Maize may lack iodine leading to infertility
INFERTILITY in dairy cows on maize diets may be due to iodine deficiency, warns mineral supplier Mill Feed Anglia.
It claims that reports of iodine deficiency are increasing in all geographical areas, even when maize is only one-third of the diet.
Iodine can be responsible for poor fertility and a high incidence of retained placentas, and is often overlooked in mineral supplementation of maize-based diets, it adds.
Independent vet consultant Tony Andrews, warns that poorly balanced maize diets can lead to many mineral deficiencies, so when feeding maize for the first time take extra care to ensure correct mineral supplementation.
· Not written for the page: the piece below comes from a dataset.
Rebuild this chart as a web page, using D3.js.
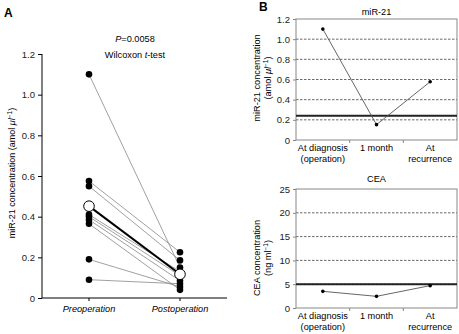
<!DOCTYPE html>
<html>
<head>
<meta charset="utf-8">
<script src="https://cdn.jsdelivr.net/npm/d3@7"></script>
<style>
  body { margin: 0; background: #fff; }
  svg { font-family: "Liberation Sans", Arial, sans-serif; }
</style>
</head>
<body>
<div id="chart"></div>
<script>
// Panel A: paired patients, pre vs post operation (amol/ul)
const groups = ["Preoperation", "Postoperation"];
const preValues = [1.10, 0.575, 0.55, 0.41, 0.40, 0.385, 0.365, 0.19, 0.09];
const postValues = [0.15, 0.225, 0.185, 0.13, 0.11, 0.085, 0.04, 0.055, 0.07];
const yTicksA = [0, 0.2, 0.4, 0.6, 0.8, 1.0, 1.2];

// Panel B: single patient follow-up
const timepoints = [["At diagnosis", "(operation)"], ["1 month"], ["At", "recurrence"]];
const timeKeys = ["diag", "1m", "rec"];
const mirValues = [1.10, 0.152, 0.578];
const mirCutoff = 0.241;
const mirTicks = [0, 0.2, 0.4, 0.6, 0.8, 1.0, 1.2];
const ceaValues = [3.5, 2.45, 4.7];
const ceaCutoff = 5;
const ceaTicks = [0, 5, 10, 15, 20, 25];

const width = 459, height = 334;
const tickFont = "9.5px", labFont = "9.2px";

const svg = d3.select("#chart").append("svg")
    .attr("width", width)
    .attr("height", height);

// ---------- Panel A ----------
const yA = d3.scaleLinear().domain([0, 1.2]).range([298, 54]);
const xA = d3.scalePoint().domain(groups).range([89, 180]);

svg.append("text").attr("x", 4).attr("y", 17)
    .style("font-weight", "bold").style("font-size", "12px").text("A");

const axA = svg.append("g").attr("transform", "translate(42,0)")
    .call(d3.axisLeft(yA).tickValues(yTicksA).tickSize(4)
        .tickFormat(d => d === 0 ? "0" : d3.format(".1f")(d)));
axA.select(".domain").attr("d", `M0,${yA(1.2)}V${yA(0)}`);
axA.selectAll("text").style("font-size", tickFont).attr("fill", "#222");

svg.append("line").attr("x1", 42).attr("x2", 227)
    .attr("y1", yA(0)).attr("y2", yA(0)).attr("stroke", "#000");
svg.selectAll(".xtickA").data(groups).join("line")
    .attr("x1", d => xA(d)).attr("x2", d => xA(d))
    .attr("y1", yA(0)).attr("y2", yA(0) + 3).attr("stroke", "#000");
svg.selectAll(".xlabA").data(groups).join("text")
    .attr("x", d => xA(d)).attr("y", 312)
    .attr("text-anchor", "middle").style("font-size", labFont)
    .style("font-style", "italic").text(d => d);

const yLabA = svg.append("text")
    .attr("transform", `translate(15,173) rotate(-90)`)
    .attr("text-anchor", "middle").style("font-size", "9px");
yLabA.append("tspan").text("miR-21 concentration (amol ");
yLabA.append("tspan").style("font-style", "italic").text("μl");
yLabA.append("tspan").attr("dy", -3).style("font-size", "6.5px").text("−1");
yLabA.append("tspan").attr("dy", 3).text(")");

const pText = svg.append("text").attr("x", 135).attr("y", 42)
    .attr("text-anchor", "middle").style("font-size", labFont);
pText.append("tspan").style("font-style", "italic").text("P");
pText.append("tspan").text("=0.0058");
const wText = svg.append("text").attr("x", 135).attr("y", 58)
    .attr("text-anchor", "middle").style("font-size", labFont);
wText.append("tspan").text("Wilcoxon ");
wText.append("tspan").style("font-style", "italic").text("t");
wText.append("tspan").text("-test");

const pairs = preValues.map((v, i) => [v, postValues[i]]);
svg.selectAll(".pair").data(pairs).join("line")
    .attr("x1", xA(groups[0])).attr("x2", xA(groups[1]))
    .attr("y1", d => yA(d[0])).attr("y2", d => yA(d[1]))
    .attr("stroke", "#888").attr("stroke-width", 0.8);

const meanPre = d3.mean(preValues), meanPost = d3.mean(postValues);
svg.append("line")
    .attr("x1", xA(groups[0])).attr("x2", xA(groups[1]))
    .attr("y1", yA(meanPre)).attr("y2", yA(meanPost))
    .attr("stroke", "#000").attr("stroke-width", 2);

svg.selectAll(".dotPre").data(preValues).join("circle")
    .attr("cx", xA(groups[0])).attr("cy", d => yA(d)).attr("r", 3.3).attr("fill", "#000");
svg.selectAll(".dotPost").data(postValues).join("circle")
    .attr("cx", xA(groups[1])).attr("cy", d => yA(d)).attr("r", 3.3).attr("fill", "#000");
svg.selectAll(".meanDot").data([[groups[0], meanPre], [groups[1], meanPost]]).join("circle")
    .attr("cx", d => xA(d[0])).attr("cy", d => yA(d[1])).attr("r", 5.3)
    .attr("fill", "#fff").attr("stroke", "#000").attr("stroke-width", 1);

// ---------- Panel B ----------
svg.append("text").attr("x", 259).attr("y", 11)
    .style("font-weight", "bold").style("font-size", "12px").text("B");

function drawPanel({ top, bottom, domainMax, ticks, values, cutoff, title, titleY, labelLines, labelY, unit, tickFmt }) {
    const left = 296, right = 457;
    const y = d3.scaleLinear().domain([0, domainMax]).range([bottom, top]);
    const x = d3.scaleBand().domain(timeKeys).range([left, right]);
    const g = svg.append("g");

    // dashed grid
    g.selectAll(".grid").data(ticks.filter(t => t > 0 && t < domainMax)).join("line")
        .attr("x1", left).attr("x2", right)
        .attr("y1", d => y(d)).attr("y2", d => y(d))
        .attr("stroke", "#444").attr("stroke-width", 0.8).attr("stroke-dasharray", "2.5,1.5");

    // frame
    g.append("rect").attr("x", left).attr("y", top)
        .attr("width", right - left).attr("height", bottom - top)
        .attr("fill", "none").attr("stroke", "#888").attr("stroke-width", 1);

    // cutoff
    g.append("line").attr("x1", left).attr("x2", right)
        .attr("y1", y(cutoff)).attr("y2", y(cutoff))
        .attr("stroke", "#222").attr("stroke-width", 2);

    // ticks at band edges
    g.selectAll(".bt").data(timeKeys.slice(1)).join("line")
        .attr("x1", d => x(d)).attr("x2", d => x(d))
        .attr("y1", bottom).attr("y2", bottom + 3).attr("stroke", "#888");

    const ax = g.append("g").attr("transform", `translate(${left},0)`)
        .call(d3.axisLeft(y).tickValues(ticks).tickSize(3).tickPadding(3).tickFormat(tickFmt));
    ax.select(".domain").remove();
    ax.selectAll(".tick line").attr("stroke", "#888");
    ax.selectAll("text").style("font-size", tickFont).attr("fill", "#222");

    // series
    const cx = k => x(k) + x.bandwidth() / 2;
    const line = d3.line().x((d, i) => cx(timeKeys[i])).y(d => y(d));
    g.append("path").datum(values).attr("d", line)
        .attr("fill", "none").attr("stroke", "#555").attr("stroke-width", 0.9);
    g.selectAll(".pt").data(values).join("circle")
        .attr("cx", (d, i) => cx(timeKeys[i])).attr("cy", d => y(d))
        .attr("r", 1.8).attr("fill", "#000");

    // x labels
    timepoints.forEach((lines, i) => {
        const t = g.append("text").attr("x", cx(timeKeys[i])).attr("y", bottom + 11)
            .attr("text-anchor", "middle").style("font-size", labFont);
        lines.forEach((s, j) => t.append("tspan").attr("x", cx(timeKeys[i]))
            .attr("dy", j === 0 ? 0 : 11).text(s));
    });

    g.append("text").attr("x", (left + right) / 2).attr("y", titleY)
        .attr("text-anchor", "middle").style("font-size", labFont).text(title);

    // y label (two lines)
    g.append("text").attr("transform", `translate(260,${labelY}) rotate(-90)`)
        .attr("text-anchor", "middle").style("font-size", labFont).text(labelLines);
    const u = g.append("text").attr("transform", `translate(271,${labelY}) rotate(-90)`)
        .attr("text-anchor", "middle").style("font-size", labFont);
    unit(u);
}

drawPanel({
    top: 19, bottom: 140, domainMax: 1.2, ticks: mirTicks, values: mirValues, cutoff: mirCutoff,
    title: "miR-21", titleY: 15, labelLines: "miR-21 concentration", labelY: 78,
    tickFmt: d => d === 0 ? "0" : d3.format(".1f")(d),
    unit: t => {
        t.append("tspan").text("(amol ");
        t.append("tspan").style("font-style", "italic").text("μl");
        t.append("tspan").attr("dy", -3).style("font-size", "6.5px").text("−1");
        t.append("tspan").attr("dy", 3).text(")");
    }
});

drawPanel({
    top: 189, bottom: 308, domainMax: 25, ticks: ceaTicks, values: ceaValues, cutoff: ceaCutoff,
    title: "CEA", titleY: 182, labelLines: "CEA concentration", labelY: 258,
    tickFmt: d => d,
    unit: t => {
        t.append("tspan").text("(ng ml");
        t.append("tspan").attr("dy", -3).style("font-size", "6.5px").text("−1");
        t.append("tspan").attr("dy", 3).text(")");
    }
});
</script>
</body>
</html>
"But there are many causes of infertility, so dont jump to conclusions," he says. "Get a vet to perform a full investigation for deficiencies, for these are often multi-factorial." Retained placentas can also be caused by a lack of attendance or poor hygiene at calving, he adds.
"Iodine deficiency also causes abortion, stillbirths and dopey, weak calves with enlarged thyroid glands," says Dr Andrews.
But he warns producers to avoid making a diagnosis based on thyroxin levels in cows blood. The thyroxin hormone levels are affected by oestrogen levels before calving and when cows are bulling. Consistently low thyroxin levels in a large number of the herd are needed to indicate iodine deficiency, he adds.